I belive one of the main reasons why I really do enjoy this offering is that unlike various other Ghibli films, this one has a far definable place in history, that is, it is set during the prelude to the Great War as we know it. Naturally Ghibli wisely does not point fingers, but there really is a startling complex commentary on socio-political theorems that caused a lot of conflict between the crew behind making this movie. It doesn’t hammer these things down your throat, but if you can look past the innately absurd concept of a porcine protagonist and the more imaginary aspects, “Porco Rosso” possesses a highly luminous and unique coruscation that can be appreciated the more you watch it.
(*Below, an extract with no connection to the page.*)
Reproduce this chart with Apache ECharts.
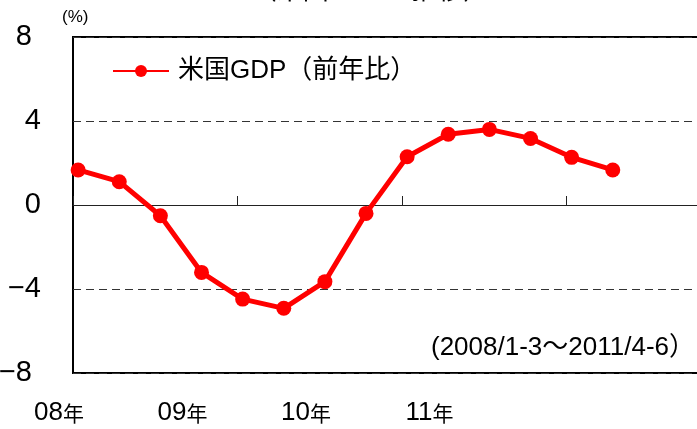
<!DOCTYPE html>
<html>
<head>
<meta charset="utf-8">
<script src="https://cdn.jsdelivr.net/npm/echarts@6/dist/echarts.min.js"></script>
<style>html,body{margin:0;padding:0;background:#fff;overflow:hidden;width:697px;height:429px;}#c{width:760px;height:429px;}</style>
</head>
<body>
<div id="c"></div>
<script>
// Quarters 2008 Q1 .. 2011 Q2
const quarters = ['2008Q1','2008Q2','2008Q3','2008Q4','2009Q1','2009Q2','2009Q3','2009Q4','2010Q1','2010Q2','2010Q3','2010Q4','2011Q1','2011Q2'];
const gdpYoY = [1.67, 1.11, -0.51, -3.21, -4.48, -4.92, -3.65, -0.40, 2.30, 3.37, 3.60, 3.17, 2.27, 1.67];
const yearLabels = ['08','09','10','11',''];
const yearSuffix = '年';
const seriesName = '米国GDP（前年比）';
const noteText = '(2008/1-3～2011/4-6）';
const titleText = '（米国GDPの推移）';
const unitText = '(%)';

const CJK = '"Noto Sans CJK JP"';
const SANS = '"Liberation Sans", ' + CJK + ', sans-serif';
const NARROW = '"Liberation Sans Narrow", "Liberation Sans", ' + CJK + ', sans-serif';
const chart = echarts.init(document.getElementById('c'), null, {renderer:'canvas'});
const lineData = quarters.map((q, i) => [i + 0.125, gdpYoY[i]]);

chart.setOption({
  animation: false,
  backgroundColor: '#fff',
  textStyle: {fontFamily: SANS},
  grid: [
    {left: 73, top: 37, width: 658, height: 336, show: true, borderColor: '#000', borderWidth: 2, backgroundColor: 'transparent', containLabel: false, outerBoundsMode: 'none'},
    {left: 59, top: 395, width: 494, height: 1, show: false, containLabel: false, outerBoundsMode: 'none'}
  ],
  legend: {
    left: 112, top: 58, padding: 0,
    itemWidth: 56, itemHeight: 15,
    textStyle: {fontSize: 26, color: '#000', fontFamily: SANS, padding: [0,0,0,4]},
    data: [seriesName]
  },
  xAxis: [
    {type: 'value', gridIndex: 0, min: 0, max: 16, interval: 4,
     axisLine: {onZero: true, lineStyle: {color: '#222', width: 1}},
     axisTick: {show: true, inside: true, length: 9, lineStyle: {color: '#222', width: 1}},
     axisLabel: {show: false}, splitLine: {show: false}},
    {type: 'category', gridIndex: 1, data: yearLabels, boundaryGap: false,
     axisLine: {show: false}, axisTick: {show: false},
     axisLabel: {margin: 4, formatter: v => v ? '{d|' + v + '}{n|' + yearSuffix + '}' : '',
       rich: {d: {fontSize: 26, color: '#000', fontFamily: NARROW},
              n: {fontSize: 21, color: '#000', fontFamily: CJK}}}}
  ],
  yAxis: [
    {type: 'value', gridIndex: 0, min: -8, max: 8, interval: 4,
     axisLine: {show: false}, axisTick: {show: false},
     axisLabel: {fontSize: 29, color: '#000', margin: 32, fontFamily: NARROW,
       formatter: v => { const s = (v < 0 ? '−' : '') + Math.abs(v); return Math.abs(v) === 8 ? '{e|' + s + '}' : s; },
       rich: {e: {fontSize: 29, color: '#000', fontFamily: NARROW, padding: [0, 9, 0, 0]}}},
     splitLine: {show: true, lineStyle: {color: '#333', type: [8, 5], width: 1}}},
    {type: 'value', gridIndex: 1, show: false}
  ],
  series: [{
    name: seriesName, type: 'line', xAxisIndex: 0, yAxisIndex: 0,
    data: lineData,
    symbol: 'circle', symbolSize: 15,
    lineStyle: {color: '#ff0000', width: 5},
    itemStyle: {color: '#ff0000'}
  }],
  graphic: [
    {type: 'text', left: 62, top: 9, style: {text: unitText, fontSize: 17, fill: '#000', fontFamily: NARROW}},
    {type: 'text', x: 695, y: 348, style: {text: noteText, fontSize: 26, fill: '#000', fontFamily: SANS, textAlign: 'right', textVerticalAlign: 'middle'}},
    {type: 'text', x: 370, y: 5, style: {text: titleText, fontSize: 26, fill: '#000', fontFamily: SANS, textAlign: 'center', textVerticalAlign: 'bottom'}}
  ]
});
</script>
</body>
</html>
“Whisper Of The Heart” (1995)
I won’t go into the finer details here, but “Whisper of the Heart” appeals to the wildly imaginative young mind in us all through use of connecting emotional intelligence with our creative centers, all of which forms a substantial narrative. While the initial premise of the film in it’s most basic form seems more high concept and quite frankly ridiculous than high thought it is done simply with the film-makers remembering that “Hey. There is a brain behind the eyes of those watching this.”
It takes elements from “The Princess Bride”, “The Maltese Falcon”, basic romantic comedy formula and the occasional bit of 1940’s screwball only to mix these ingredients together to make a completely different result. Highly recommended viewing for those who want more than “Sailor Moon” and smarter than “Dragonball Z”.
“My Neighbour Totoro” (1988)
Look, I could have just as easily incorporated “Spirited Away” soley on the basis that it was that film that introduced me into the world of Ghibli, but I wanted to ensure that I was truthful to myself and “My Neighbour Totoro” is what I got ultimately. While the simplistic notion of the environmental narrative remains a consistent theme throughout the story, it also deals with some surprisingly heavy themes that aren’t normally touched on in children’s films, such as death, disappointment and uncertainty. Oh sure, Disney has traumatised our minds one way or another, but “Totoro” does it in such a way that it is not absolutely immediately devastating until you have ruminated on what you saw. It allows you, nay, encourages you to think for yourself about what you have bore witness to, but it doesn’t shove it’s fist down your throat and pulls out your tonsils.
It’s gentle but also in a sense harrowing. Childhood is a magical time, but it also one filled with learning hard truths, all of which readies us to the burdens of adolesence and the ultimate challenge of being an adult. Totoro is cute and chubby and everything, but he represents something within us all- inevitability of life. The young girls who interact with him are us, or rather, WERE us when everything in the world was new, but underneath it was something hard, something that all of us would eventually be subjected to one way or another. Yet, at the same time, the idea of realism and optimism do no condemn each other here, instead they interweave with each other like the varied tapestry all of our lives are.